* _PROBLEM REQUIREMENTS_:
From the first line of the listing below, retype each line up to and including the one with "minimum width=263pt, minimum"; pictures stay out.
--- Begin ---
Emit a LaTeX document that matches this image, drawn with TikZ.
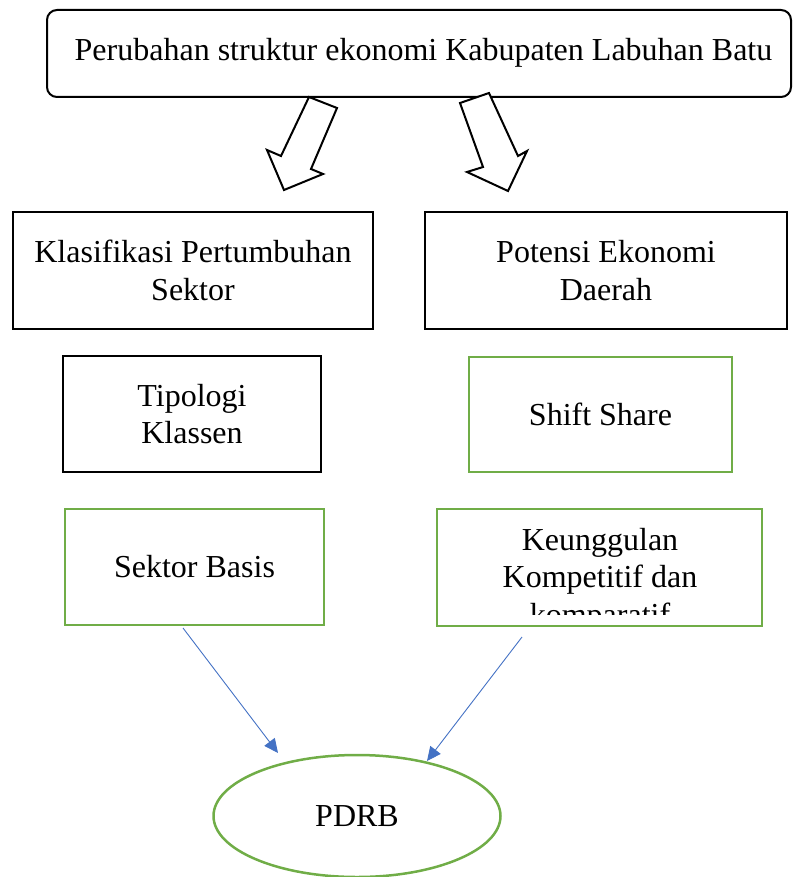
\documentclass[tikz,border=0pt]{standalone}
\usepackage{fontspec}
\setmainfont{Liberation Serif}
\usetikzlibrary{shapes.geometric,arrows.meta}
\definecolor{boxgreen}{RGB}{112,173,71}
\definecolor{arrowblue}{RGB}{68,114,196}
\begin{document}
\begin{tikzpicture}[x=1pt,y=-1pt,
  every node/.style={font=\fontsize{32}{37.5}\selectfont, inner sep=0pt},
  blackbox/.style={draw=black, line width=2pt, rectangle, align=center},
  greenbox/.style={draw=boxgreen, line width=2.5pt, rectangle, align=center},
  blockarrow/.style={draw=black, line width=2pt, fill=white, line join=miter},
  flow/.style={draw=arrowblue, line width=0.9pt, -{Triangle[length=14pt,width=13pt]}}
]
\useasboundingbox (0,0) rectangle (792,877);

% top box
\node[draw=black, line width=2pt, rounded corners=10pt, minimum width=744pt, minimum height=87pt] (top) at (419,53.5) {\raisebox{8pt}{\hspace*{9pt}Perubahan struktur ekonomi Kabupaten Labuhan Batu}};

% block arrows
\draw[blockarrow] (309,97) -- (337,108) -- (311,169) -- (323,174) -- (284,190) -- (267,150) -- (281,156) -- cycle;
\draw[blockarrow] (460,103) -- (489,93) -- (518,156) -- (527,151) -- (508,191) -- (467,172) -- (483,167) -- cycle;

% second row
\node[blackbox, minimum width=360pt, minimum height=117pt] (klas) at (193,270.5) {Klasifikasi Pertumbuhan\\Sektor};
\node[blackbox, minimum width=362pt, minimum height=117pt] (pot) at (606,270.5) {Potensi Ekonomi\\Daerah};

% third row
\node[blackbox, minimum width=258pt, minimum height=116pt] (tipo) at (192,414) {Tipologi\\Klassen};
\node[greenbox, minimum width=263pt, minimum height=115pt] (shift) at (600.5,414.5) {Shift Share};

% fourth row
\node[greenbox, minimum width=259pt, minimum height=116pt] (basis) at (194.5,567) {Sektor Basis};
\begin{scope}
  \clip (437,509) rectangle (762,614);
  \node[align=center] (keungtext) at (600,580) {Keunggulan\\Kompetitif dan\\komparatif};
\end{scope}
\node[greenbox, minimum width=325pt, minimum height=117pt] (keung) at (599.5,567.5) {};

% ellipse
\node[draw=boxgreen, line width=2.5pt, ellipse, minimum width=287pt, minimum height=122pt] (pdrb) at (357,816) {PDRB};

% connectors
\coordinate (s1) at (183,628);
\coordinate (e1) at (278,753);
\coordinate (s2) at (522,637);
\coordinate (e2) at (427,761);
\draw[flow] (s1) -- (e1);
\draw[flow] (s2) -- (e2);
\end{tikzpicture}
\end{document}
--- End ---
* _RESULT OF THIS EXERCISE_:
Emit a LaTeX document that matches this image, drawn with TikZ.
\documentclass[tikz,border=0pt]{standalone}
\usepackage{fontspec}
\setmainfont{Liberation Serif}
\usetikzlibrary{shapes.geometric,arrows.meta}
\definecolor{boxgreen}{RGB}{112,173,71}
\definecolor{arrowblue}{RGB}{68,114,196}
\begin{document}
\begin{tikzpicture}[x=1pt,y=-1pt,
  every node/.style={font=\fontsize{32}{37.5}\selectfont, inner sep=0pt},
  blackbox/.style={draw=black, line width=2pt, rectangle, align=center},
  greenbox/.style={draw=boxgreen, line width=2.5pt, rectangle, align=center},
  blockarrow/.style={draw=black, line width=2pt, fill=white, line join=miter},
  flow/.style={draw=arrowblue, line width=0.9pt, -{Triangle[length=14pt,width=13pt]}}
]
\useasboundingbox (0,0) rectangle (792,877);

% top box
\node[draw=black, line width=2pt, rounded corners=10pt, minimum width=744pt, minimum height=87pt] (top) at (419,53.5) {\raisebox{8pt}{\hspace*{9pt}Perubahan struktur ekonomi Kabupaten Labuhan Batu}};

% block arrows
\draw[blockarrow] (309,97) -- (337,108) -- (311,169) -- (323,174) -- (284,190) -- (267,150) -- (281,156) -- cycle;
\draw[blockarrow] (460,103) -- (489,93) -- (518,156) -- (527,151) -- (508,191) -- (467,172) -- (483,167) -- cycle;

% second row
\node[blackbox, minimum width=360pt, minimum height=117pt] (klas) at (193,270.5) {Klasifikasi Pertumbuhan\\Sektor};
\node[blackbox, minimum width=362pt, minimum height=117pt] (pot) at (606,270.5) {Potensi Ekonomi\\Daerah};

% third row
\node[blackbox, minimum width=258pt, minimum height=116pt] (tipo) at (192,414) {Tipologi\\Klassen};
\node[greenbox, minimum width=263pt, minimum height=115pt] (shift) at (600.5,414.5) {Shift Share};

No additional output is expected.